Halloween has taken on an ugly characteristic lately. It is presented as a neutral holiday, one with no Christian or Jewish qualities, a holiday that everyone can celebrate. The amount of money spent now on Halloween decorations and costumes is about equal to what Americans spend on Christmas, which is a bad sign. It is not rooted in paganism or demons, it was of course an opportunity for Christians to dress up on the evening of All Saints Day in Roman Catholic countries, and for Catholics to commit to pray for the souls of their benefactors’ deceased relatives when people received soul-cakes as a treat. But look at what has happened to the fun holiday of my childhood when we dressed up as princesses and soldiers and cowboys and pirates or cartoon characters. The fronts of far too many houses are covered in skeletons and cobwebs and witches and devils and tombstones. Death is emphasized, instead of the saints and their promise of eternal life, and Death is presented as something fearful, not as a graduation into eternity with God. Every year there are big debates about whether or not Christians can even observe Halloween.
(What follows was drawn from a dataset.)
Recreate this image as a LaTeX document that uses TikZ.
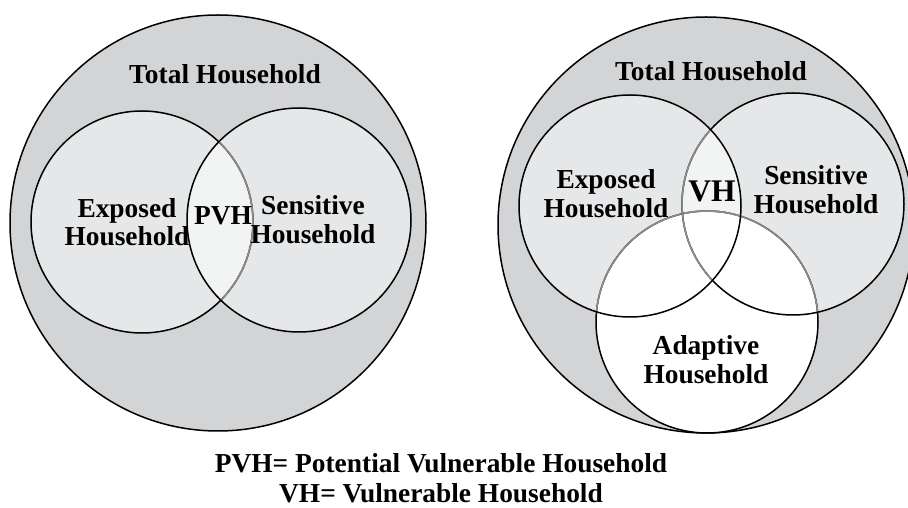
\documentclass[tikz,border=0pt]{standalone}
\usepackage{fontspec}
\setmainfont{Liberation Serif}

\definecolor{outergray}{RGB}{211,212,214}
\definecolor{setgray}{RGB}{230,231,232}
\definecolor{lensgray}{RGB}{242,243,243}
\definecolor{rimgray}{RGB}{140,140,140}

\begin{document}
\begin{tikzpicture}[
    x=1pt, y=1pt,
    totalset/.style={fill=outergray, draw=black, line width=1.5pt},
    setfill/.style={fill=setgray},
    lensfill/.style={fill=lensgray},
    rim/.style={draw=black, line width=1.5pt},
    softrim/.style={draw=rimgray, line width=1.5pt},
    txt/.style={font=\fontsize{27.4}{28.5}\selectfont\bfseries, align=center, inner sep=0pt},
    bigtxt/.style={font=\fontsize{31.5}{33}\selectfont\bfseries, inner sep=0pt}
]
\useasboundingbox (0,0) rectangle (908,508);

% Left diagram
\coordinate (ltot) at (218,285);
\coordinate (lexp) at (142,286);
\coordinate (lsen) at (299,288);

\filldraw [totalset] (ltot) circle [radius=208];
\fill [setfill] (lexp) circle [radius=111];
\fill [setfill] (lsen) circle [radius=112];
\begin{scope}
  \clip (lexp) circle [radius=111];
  \fill [lensfill] (lsen) circle [radius=112];
\end{scope}
\draw [rim] (lexp) circle [radius=111];
\begin{scope}
  \clip (lsen) circle [radius=112];
  \draw [softrim] (lexp) circle [radius=111];
\end{scope}
\draw [rim] (lsen) circle [radius=112];

\node [txt] (ltotal) at (225,434) {Total Household};
\node [txt] (lexposed) at (127,286) {Exposed\\Household};
\node [txt] (pvh) at (223,292) {PVH};
\node [txt] (lsensitive) at (313,288.5) {Sensitive\\Household};

% Right diagram
\coordinate (rtot) at (706,283);
\coordinate (rexp) at (630,302);
\coordinate (rsen) at (793,304);
\coordinate (radp) at (707,186);

\filldraw [totalset] (rtot) circle [radius=208];
\fill [setfill] (rexp) circle [radius=111];
\fill [setfill] (rsen) circle [radius=111];
\begin{scope}
  \clip (rexp) circle [radius=111];
  \fill [lensfill] (rsen) circle [radius=111];
\end{scope}
\fill [white] (radp) circle [radius=111];

% Rims, grey where they run inside another set
\draw [rim] (radp) circle [radius=111];
\begin{scope}
  \clip (rexp) circle [radius=111];
  \draw [softrim] (radp) circle [radius=111];
\end{scope}
\begin{scope}
  \clip (rsen) circle [radius=111];
  \draw [softrim] (radp) circle [radius=111];
\end{scope}
\draw [rim] (rsen) circle [radius=111];
\begin{scope}
  \clip (rexp) circle [radius=111];
  \draw [softrim] (rsen) circle [radius=111];
\end{scope}
\draw [rim] (rexp) circle [radius=111];

\node [txt] (rtotal) at (711,437) {Total Household};
\node [txt] (rexposed) at (606,314.5) {Exposed\\Household};
\node [bigtxt] (vh) at (712,317) {VH};
\node [txt] (rsensitive) at (816,318.5) {Sensitive\\Household};
\node [txt] (adaptive) at (706,148.5) {Adaptive\\Household};

% Legend
\node [txt, font=\fontsize{27.4}{30}\selectfont\bfseries] (legend) at (441,29.5)
  {PVH= Potential Vulnerable Household\\VH= Vulnerable Household};

\end{tikzpicture}
\end{document}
Romzha was murdered in his bed by that agent late on Halloween night, a night that has become so synonymous now in western countries with death or ugliness or even evil. It is rather appropriate, really, that one of the most wicked regimes that has ever existed in human history ordered the murder of a holy young bishop who spoke truth and opposed atheism and communism alike should do so on what has become as night that is now associated with bad things. Young Romzha was only thirty-six years old, but in his three years as a bishop he had disturbed one of the most powerful men in the world, Josef Stalin, and he had defied all attempts to get him to break the union with the holy see of Rome. He himself said that it was only through the protection of the Mother of God that he was able to resist in some of those frightening interrogations. I encourage you to read the book by Father Puskas, Theodore Romzha: His Life, Times, and Martyrdom in order to get to know Blessed Theodore better. I first encountered Blessed Theodore 57 years ago in a book by Donald Attwater Martyrs of the Church, and the photograph of that young man has been in my mind ever since as he looked off into the distance, like a biblical prophet, as if he foresaw what was coming his way.

We live in such a challenging time, where political leaders who should be presenting their hopes for the future of the country are instead throwing mud at one another with television ads or in their speeches. Our country is politically divided almost 50-50, and terrible wars have erupted in Africa, the Middle East, and poor suffering Ukraine. God and His Church are routinely mocked, and 30% of Americans now claim to be spiritual but not religious, as Christianity declines. Romzha faced tremendous obstacles of hatred, atheism, lies, slander, and the murders of his priests – but through it all he remained faithful, in love with God, and committed to being a Catholic. He put his trust in the protection of the Blessed Virgin Mary and her rosary, and in the end, his vision of life won out over that of communism. In the end, our vision of life will win out, but it is up to us to be strong, faithful Catholics, rooted in the sacraments, Marian devotion, with a living faith in Jesus Christ to go forward and proclaim the gospel once again to the world.